The limit definition of a derivative is a fundamental concept in calculus. This definition is represented by the equation:

• \(f^{\prime}(x) = \lim_{{h \to 0}} \frac{f(x+h) - f(x)}{h}\)

This expression is used to find the slope of the tangent line to the function at any point \(x\).

By applying this definition, we can determine how a function is changing at a small interval around \(x\). The basic idea is to take the difference of the function values at two points, divided by the distance between these points (\(h\)), and then evaluate as \(h\) approaches zero.For the function \(f(x)=\frac{1}{\sqrt{x}}\), using the limit definition allows us to derive its derivative—which tells us the rate at which the function's output is changing as \(x\) changes.

The difference quotient is a key concept in the limit definition of the derivative. It is given by the formula:

• \(\frac{f(x+h) - f(x)}{h}\)

This expression essentially calculates the average rate of change of the function over the interval from \(x\) to \(x+h\).

In our example, substituting \(f(x+h) = \frac{1}{\sqrt{x+h}}\) and \(f(x) = \frac{1}{\sqrt{x}}\) into the difference quotient gives us:

• \(\frac{\frac{1}{\sqrt{x+h}} - \frac{1}{\sqrt{x}}}{h}\)

This expression allows us to analyze the behavior of \(f(x)\) over small variations \(h\), ultimately helping us find the instantaneous rate of change by letting \(h\) approach zero.

Simplifying the difference quotient is an important step in finding the derivative. It often involves algebraic manipulation to make it easier to evaluate the limit.

Combining Fractions

Combining fractions, such as \(\frac{1}{\sqrt{x+h}}\) and \(\frac{1}{\sqrt{x}}\), requires finding a common denominator. In this case, the common denominator is \(\sqrt{x}\sqrt{x+h}\), leading to:

• \(\frac{\sqrt{x} - \sqrt{x+h}}{\sqrt{x}\sqrt{x+h}}\)

This makes the numerator simpler to manage.

Reduction

After substituting back, the entire expression becomes:

• \(\frac{\sqrt{x} - \sqrt{x+h}}{h\sqrt{x}\sqrt{x+h}}\)

These simplification steps are crucial before applying any further methods like the conjugate method to solve the problem fully.

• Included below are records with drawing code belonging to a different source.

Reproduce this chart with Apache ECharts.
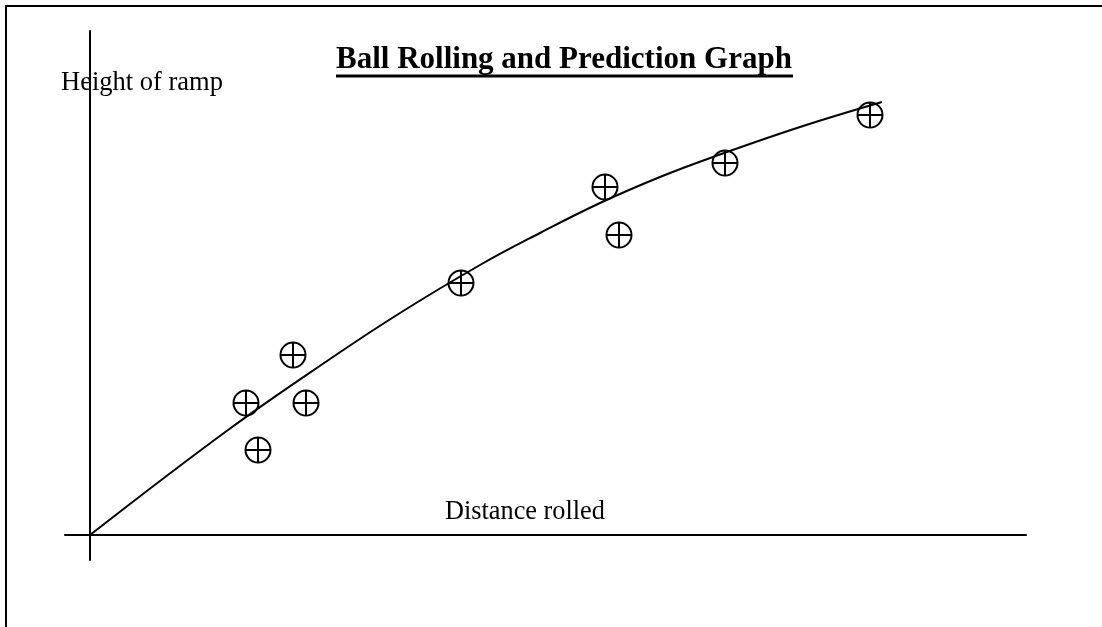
<!DOCTYPE html>
<html>
<head>
<meta charset="utf-8">
<script src="https://cdn.jsdelivr.net/npm/echarts@6/dist/echarts.min.js"></script>
<style>
  html, body { margin: 0; padding: 0; background: #fff; }
  #chart { width: 1102px; height: 627px; }
</style>
</head>
<body>
<div id="chart"></div>
<script>
// measured points: distance rolled vs height of ramp
const pointX = [15.6, 16.8, 20.3, 21.6, 37.1, 51.5, 52.9, 63.5, 78.0];
const pointY = [13.2, 8.5, 18.0, 13.2, 25.2, 34.8, 30.0, 37.2, 42.0];

// prediction curve
const curveX = [0, 13.8, 24, 31, 39, 45, 51, 57, 62.3, 71, 79.2];
const curveY = [0, 10.5, 17.6, 22.2, 27, 30.2, 33.2, 35.8, 37.8, 40.8, 43.3];

const titleText = "Ball Rolling and Prediction Graph";
const xName = "Distance rolled";
const yName = "Height of ramp";

const serif = "'Liberation Serif', 'Times New Roman', serif";

let myChart = echarts.init(document.getElementById("chart"));

// circle with a cross inside
const crossCircle = "path://M0,-10 A10,10 0 1,1 0,10 A10,10 0 1,1 0,-10 Z M-10,0 L10,0 M0,-10 L0,10";

let option = {
  animation: false,
  backgroundColor: "#fff",
  title: {
    text: titleText,
    left: 336,
    top: 44,
    padding: 0,
    textStyle: {
      fontFamily: serif,
      fontWeight: "bold",
      fontSize: 31,
      color: "#000",
    },
  },
  graphic: [
    {
      type: "rect",
      shape: { x: 6, y: 6, width: 1200, height: 700 },
      style: { fill: "none", stroke: "#000", lineWidth: 2 },
      silent: true,
    },
    {
      type: "line",
      shape: { x1: 336, y1: 76, x2: 793, y2: 76 },
      style: { stroke: "#000", lineWidth: 3 },
    },
    {
      type: "text",
      left: 61,
      top: 70,
      style: { text: yName, font: "26.5px " + serif, fill: "#000" },
    },
    {
      type: "text",
      left: 445,
      top: 499,
      style: { text: xName, font: "26.3px " + serif, fill: "#000" },
    },
  ],
  grid: {
    left: 65,
    right: 76,
    top: 31,
    bottom: 67,
  },
  xAxis: {
    type: "value",
    min: -2.5,
    max: 93.6,
    axisLine: { onZero: true, lineStyle: { color: "#000", width: 2 } },
    axisTick: { show: false },
    axisLabel: { show: false },
    splitLine: { show: false },
  },
  yAxis: {
    type: "value",
    min: -2.5,
    max: 50.4,
    axisLine: { show: true, onZero: true, lineStyle: { color: "#000", width: 2 } },
    axisTick: { show: false },
    axisLabel: { show: false },
    splitLine: { show: false },
  },
  series: [
    {
      name: "prediction",
      type: "line",
      smooth: 0.4,
      showSymbol: false,
      data: curveX.map((x, i) => [x, curveY[i]]),
      lineStyle: { color: "#000", width: 2 },
      z: 2,
    },
    {
      name: "measured",
      type: "scatter",
      symbol: crossCircle,
      symbolSize: 25,
      data: pointX.map((x, i) => [x, pointY[i]]),
      itemStyle: { color: "none", borderColor: "#000", borderWidth: 2, opacity: 1 },
      z: 3,
    },
  ],
};

option && myChart.setOption(option);
</script>
</body>
</html>
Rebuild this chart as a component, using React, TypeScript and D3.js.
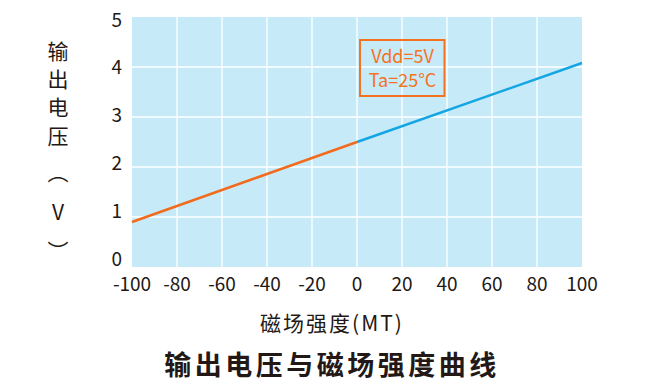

The conjugate method is a valuable technique to simplify expressions involving square roots. It involves multiplying the expression by a form of 1—in this case, the conjugate of the numerator.

Using the Conjugate

For the expression \(\sqrt{x} - \sqrt{x+h}\), the conjugate is \(\sqrt{x} + \sqrt{x+h}\). Multiplying by the conjugate helps eliminate the square roots in the numerator, which is often necessary for evaluating limits.

• \(\frac{\sqrt{x} - \sqrt{x+h}}{h} \cdot \frac{\sqrt{x} + \sqrt{x+h}}{\sqrt{x} + \sqrt{x+h}}\)

This multiplication simplifies to:

• \(\frac{(\sqrt{x})^2 - (\sqrt{x+h})^2}{h(\sqrt{x}\sqrt{x+h})(\sqrt{x} + \sqrt{x+h})}\)

Resulting Simplification

Upon simplification, this step helps us more easily cancel out \(h\) from the numerator and denominator, allowing for the straightforward evaluation of the limit as \(h\) approaches zero.

• Ultimately, this results in a clean expression for the derivative: \(\frac{-1}{2x^{3/2}}\).

The conjugate method is not only a powerful tool for derivatives involving square roots but also a strategy used in rationalizing many algebraic expressions.